XEQR-AM
- Mexico City; Mexico;
- Frequency: 1030 kHz
- Branding: Radio Centro 1030

Programming
- Format: Oldies and standards in Spanish

Ownership
- Owner: Grupo Radio Centro; (XEQR, S.A. de C.V.);
- Sister stations: XHRED-FM, XHFAJ-FM, XEJP-FM, XEQR-FM, XEN-AM, XERC-AM, XERED-AM,

History
- First air date: January 1, 1931

Technical information
- Licensing authority: CRT
- Class: B
- Power: 50,000 watts (day); 5,000 watts (night);
- Transmitter coordinates: 19°22′26.6″N 99°06′34.2″W﻿ / ﻿19.374056°N 99.109500°W
- Repeater: 107.3 XEQR-HD2 (Mexico City)

Links
- Webcast: Listen live
- Website: radiocentro1030.mx

= XEQR-AM =

Radio station in Mexico City

XEQR-AM (branded as Radio Centro 1030) is a radio station based in Mexico City.
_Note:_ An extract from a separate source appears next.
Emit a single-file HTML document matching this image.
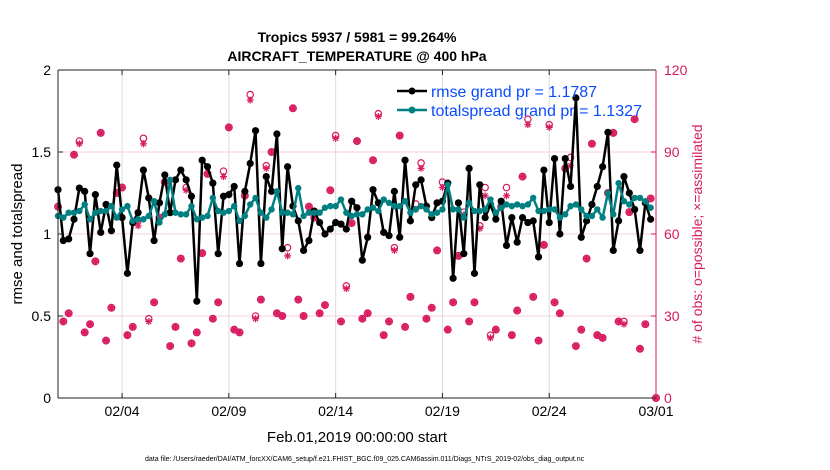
<!DOCTYPE html>
<html><head><meta charset="utf-8"><style>
html,body{margin:0;padding:0;background:#fff;width:830px;height:470px;overflow:hidden}
svg{display:block;font-family:"Liberation Sans",Arial,sans-serif}
</style></head><body>
<svg id="chart" width="830" height="470" viewBox="0 0 830 470" xmlns="http://www.w3.org/2000/svg">
<rect width="830" height="470" fill="#fff"/>
<text x="357" y="42" text-anchor="middle" font-size="14" font-weight="bold">Tropics 5937 / 5981 = 99.264%</text>
<text x="357" y="61" text-anchor="middle" font-size="14" font-weight="bold">AIRCRAFT_TEMPERATURE @ 400 hPa</text>
<g id="grid"></g>
<g id="obs"></g>
<g id="series"></g>
<g id="axes"></g>
<g>
<line x1="397" y1="91" x2="427" y2="91" stroke="#000" stroke-width="2.5"/>
<circle cx="412" cy="91" r="3.5" fill="#000"/>
<text x="431" y="97" font-size="16" fill="#0a4cff" textLength="166" lengthAdjust="spacingAndGlyphs">rmse grand pr = 1.1787</text>
<line x1="397" y1="110" x2="427" y2="110" stroke="#008080" stroke-width="2.5"/>
<circle cx="412" cy="110" r="3.5" fill="#008080"/>
<text x="431" y="116" font-size="16" fill="#0a4cff" textLength="211" lengthAdjust="spacingAndGlyphs">totalspread grand pr = 1.1327</text>
</g>
<text transform="translate(22,234) rotate(-90)" text-anchor="middle" font-size="15">rmse and totalspread</text>
<text transform="translate(702,234) rotate(-90)" text-anchor="middle" font-size="14" fill="#d81b60"># of obs: o=possible; ×=assimilated</text>
<text x="357" y="442" text-anchor="middle" font-size="15">Feb.01,2019 00:00:00 start</text>
<text x="145" y="461" font-size="7">data file: /Users/raeder/DAI/ATM_forcXX/CAM6_setup/f.e21.FHIST_BGC.f09_025.CAM6assim.011/Diags_NTrS_2019-02/obs_diag_output.nc</text>
</svg>
<script>
const rmse=[1.27,0.96,0.97,1.09,1.28,1.26,0.88,1.24,1.01,1.18,1.02,1.42,1.10,0.76,1.07,1.13,1.39,1.22,0.96,1.19,1.36,1.13,1.33,1.39,1.33,1.23,0.59,1.45,1.41,
1.31,0.88,1.23,1.24,1.29,0.82,1.26,1.43,1.63,0.82,1.35,1.26,1.61,0.91,1.41,1.17,1.08,0.90,0.96,1.14,1.07,1.00,1.03,1.07,1.06,1.03,1.20,
1.16,0.84,0.98,1.27,1.19,1.01,0.99,1.26,0.98,1.45,1.08,1.30,1.33,1.17,1.10,1.19,1.20,1.31,0.73,1.19,0.88,1.40,0.76,1.30,1.10,1.18,1.09,1.20,
0.93,1.10,0.95,1.10,1.07,1.08,0.86,1.39,1.07,1.46,1.00,1.46,1.29,1.83,0.98,1.08,1.18,1.29,1.41,1.62,0.90,1.08,1.35,1.25,1.15,0.90,1.19,1.09];
const spread=[1.11,1.10,1.13,1.13,1.14,1.18,1.09,1.13,1.14,1.14,1.17,1.10,1.15,1.17,1.08,1.09,1.09,1.11,1.20,1.07,1.12,1.33,1.13,1.12,1.12,1.17,1.09,1.10,1.11,
1.22,1.14,1.13,1.14,1.17,1.08,1.11,1.18,1.22,1.13,1.10,1.15,1.26,1.13,1.13,1.12,1.28,1.11,1.13,1.13,1.13,1.16,1.17,1.17,1.21,1.13,1.11,
1.12,1.12,1.15,1.16,1.14,1.21,1.19,1.17,1.17,1.20,1.13,1.15,1.17,1.15,1.12,1.13,1.15,1.30,1.15,1.15,1.10,1.19,1.14,1.14,1.15,1.21,1.13,1.16,
1.18,1.17,1.18,1.17,1.18,1.22,1.14,1.14,1.15,1.15,1.10,1.12,1.17,1.18,1.15,1.11,1.11,1.15,1.10,1.25,1.12,1.31,1.20,1.18,1.22,1.22,1.20,1.16];
const possible=[70,28,31,89,94,24,27,50,97,21,33,75,77,23,26,65,95,29,35,66,79,19,26,51,77,20,24,53,82,
29,35,83,99,25,24,74,111,30,36,85,90,31,30,55,106,36,30,70,66,31,34,76,96,28,41,64,
94,29,31,87,104,23,28,55,96,26,37,71,86,29,33,54,79,25,35,52,68,28,35,63,77,23,25,70,
77,23,32,81,102,37,21,56,100,35,31,84,88,19,25,51,93,23,22,75,97,28,28,68,102,18,27,73,0];
const assimilated=[70,28,31,89,93,24,27,50,97,21,33,75,77,23,26,63,93,28,35,66,79,19,26,51,76,20,24,53,82,
29,35,81,99,25,24,74,109,29,36,84,90,31,30,52,106,36,30,70,66,31,34,76,95,28,40,64,
94,29,31,87,103,23,28,54,96,26,37,69,84,29,33,54,77,25,35,52,67,28,35,62,74,22,25,70,
74,23,32,81,100,37,21,56,99,35,31,84,85,19,25,51,93,23,22,75,97,28,27,68,102,18,27,73,0];
const dateTicks=["02/04","02/09","02/14","02/19","02/24","03/01"];
const dateTickDays=[3,8,13,18,23,28];
const yTicks=[0,0.5,1,1.5,2];
const y2Ticks=[0,30,60,90,120];

const NS="http://www.w3.org/2000/svg";
const L=58,R=656,T=70,B=398,PINK="#d81b60";
const xDay=d=>L+(R-L)*d/28;
const xIdx=i=>xDay(i*0.25);
const yL=v=>B-(B-T)*v/2;
const yR=v=>B-(B-T)*v/120;
function mk(tag,attrs,parent){const e=document.createElementNS(NS,tag);for(const k in attrs)e.setAttribute(k,attrs[k]);parent.appendChild(e);return e;}
const grid=document.getElementById('grid'),axes=document.getElementById('axes'),obs=document.getElementById('obs'),ser=document.getElementById('series');
mk('rect',{x:L,y:T,width:R-L,height:B-T,fill:'#fff'},grid);
dateTickDays.forEach((d,i)=>{
  const g=mk('line',{x1:xDay(d),x2:xDay(d),y1:T,y2:B,stroke:'#dcdcdc','stroke-width':1},grid);
  
  
  mk('line',{x1:xDay(d),x2:xDay(d),y1:B,y2:B-5,stroke:'#222'},axes);
  mk('line',{x1:xDay(d),x2:xDay(d),y1:T,y2:T+5,stroke:'#222'},axes);
  const t=mk('text',{x:xDay(d),y:416,'text-anchor':'middle','font-size':14},axes);
  t.textContent=dateTicks[i];
  
  
});
y2Ticks.forEach(v=>{
  if(v>0&&v<120){const g=mk('line',{x1:L,x2:R,y1:yR(v),y2:yR(v),stroke:'#f7cfe0','stroke-width':1},grid);
  
  }
  mk('line',{x1:R,x2:R-5,y1:yR(v),y2:yR(v),stroke:PINK},axes);
  const t=mk('text',{x:664,y:yR(v)+5,'font-size':14,fill:PINK},axes);
  t.textContent=v;
  
  
});
yTicks.forEach(v=>{
  mk('line',{x1:L,x2:L+5,y1:yL(v),y2:yL(v),stroke:'#222'},axes);
  const t=mk('text',{x:51,y:yL(v)+5,'text-anchor':'end','font-size':14},axes);
  t.textContent=v;
  
  
});
mk('line',{x1:L,x2:R,y1:T,y2:T,stroke:'#222'},axes);
mk('line',{x1:L,x2:R,y1:B,y2:B,stroke:'#222'},axes);
mk('line',{x1:L,x2:L,y1:T,y2:B,stroke:'#222'},axes);
mk('line',{x1:R,x2:R,y1:T,y2:B,stroke:PINK},axes);

function star(g,x,y,r,col){
  for(let a=0;a<4;a++){const t=a*Math.PI/4;mk('line',{x1:x-r*Math.cos(t),y1:y-r*Math.sin(t),x2:x+r*Math.cos(t),y2:y+r*Math.sin(t),stroke:col,'stroke-width':1.2},g);}
}
possible.forEach((p,i)=>{
  const x=xIdx(i);
  const a=assimilated[i];
  const g=mk('g',{},obs);
  
  
  if(Math.abs(p-a)>=1){
    mk('circle',{cx:x,cy:yR(p),r:3.2,fill:'none',stroke:PINK,'stroke-width':1.2},g);
    star(g,x,yR(a),3.5,PINK);
  } else {
    mk('circle',{cx:x,cy:yR(p),r:3.4,fill:PINK,'fill-opacity':0.7,stroke:PINK,'stroke-width':1.2},g);
    star(g,x,yR(a),3.6,PINK);
  }
});
function series(vals,col,name,r){
  const pl=mk('polyline',{points:vals.map((v,i)=>xIdx(i)+','+yL(v)).join(' '),fill:'none',stroke:col,'stroke-width':2.5,'stroke-linejoin':'round'},ser);
  
  
  vals.forEach((v,i)=>{
    const c=mk('circle',{cx:xIdx(i),cy:yL(v),r:r,fill:col},ser);
    
    
  });
}
series(rmse,'#000','rmse',3.6);
series(spread,'#008080','totalspread',3.2);
</script>
</body></html>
It is owned by Grupo Radio Centro, broadcasting an oldies and adult standards format in Spanish.

==History==
XEFO-AM signed on January 1, 1931, as the radio station of the National Revolutionary Party (later the PRI). In 1941, the PRN sold the station to Francisco Aguirre Jiménez. From 1030 AM he would build a broadcasting empire initially known as "Cadena Radio Continental", starting with XERC-AM in 1946 and growing into today's Grupo Radio Centro. That same year, the station took on the name "Radio Centro", branding as "the station of the Mexican family" and positioned itself as a general station similar to XEW-AM; while airing musical programming for most of its existence, in the 1980s, information and entertainment programs were added, and by 1998 non-talk programming had disappeared. Newscasts and sport programs were also present, but were later moved to Radio Red AM and Radio Red FM. In its final years as a talk station, the station aired programs focused on self-help and motivation, hosted by professionals in the topic, and it also aired the live Sunday noon mass from the Mexico City Metropolitan Cathedral (which in 2017 moved to the Basilica of Our Lady of Guadalupe).

In 2017, citing "changes in AM transmission infrastructure", Grupo Radio Centro reorganized all of its AM radio stations, shutting down several and consolidating their programs. Radio Centro's talk programming, of which only two programs ("Club Nocturno" and "Buenos Días", the former of which was cancelled in 2019) survived the transition, went on to share XEN-AM 690 with Spanish oldies format El Fonógrafo, which had been on XEJP-AM 1150. XEQR then went silent. Beginning on October 2, 2017, the full slate of talk programming returned as an online and HD Radio-only stream, which only lasted less than two months after a fire affected GRC's headquarters. It wouldn't be until March 2019 when the station's stream returned, although not with all the programming it had prior to 2017. In August, the format absorbed the programming of sister station XERED-AM (which had also become an online-only stream) unifying it under the "Radio Centro 1030" name.

On April 11, 2020 it returned to the air, however, the next day, it switched from the talk format to a simulcast of XERC-FM, the English classic hits format "Universal", and on May 15, concurrent with the announcement that XERC-FM was being sold to MVS Radio, the Internet stream was shut down with all their collaborators dismissed. On May 18, XEQR switched again to a simulcast of XEN-AM. From July 2020 until June 2022, the station broke away from XEN to air sports programming at certain times and days simply branding itself as "1030 AM", but otherwise remained a simulcast.

On June 18, 2022, XEQR rebranded as sports format "Radio Centro Deportes" and stopped simulcasting XEN.

On August 7, 2023, XEQR retook the "Radio Centro 1030" name and a primarily musical format, airing an oldies and adult standards format primarily in Spanish but also some in English, consisting mostly in music such as bolero, mariachi, big band, rock and roll, ranchera, mambo, trío romántico, which is the format XEQR had from the 1960s until the early 1990s, and was also the original "El Fonógrafo" format from the 1990s and 2000s. With the relaunch, the "Buenos Días" morning talk program returned to XEQR.

"Buenos Días" ended its 23-year GRC run on January 17, 2026, leaving the station as a music-only format with no on-air personalities until May 14, when a new morning show called "Variedades matutinas" started airing.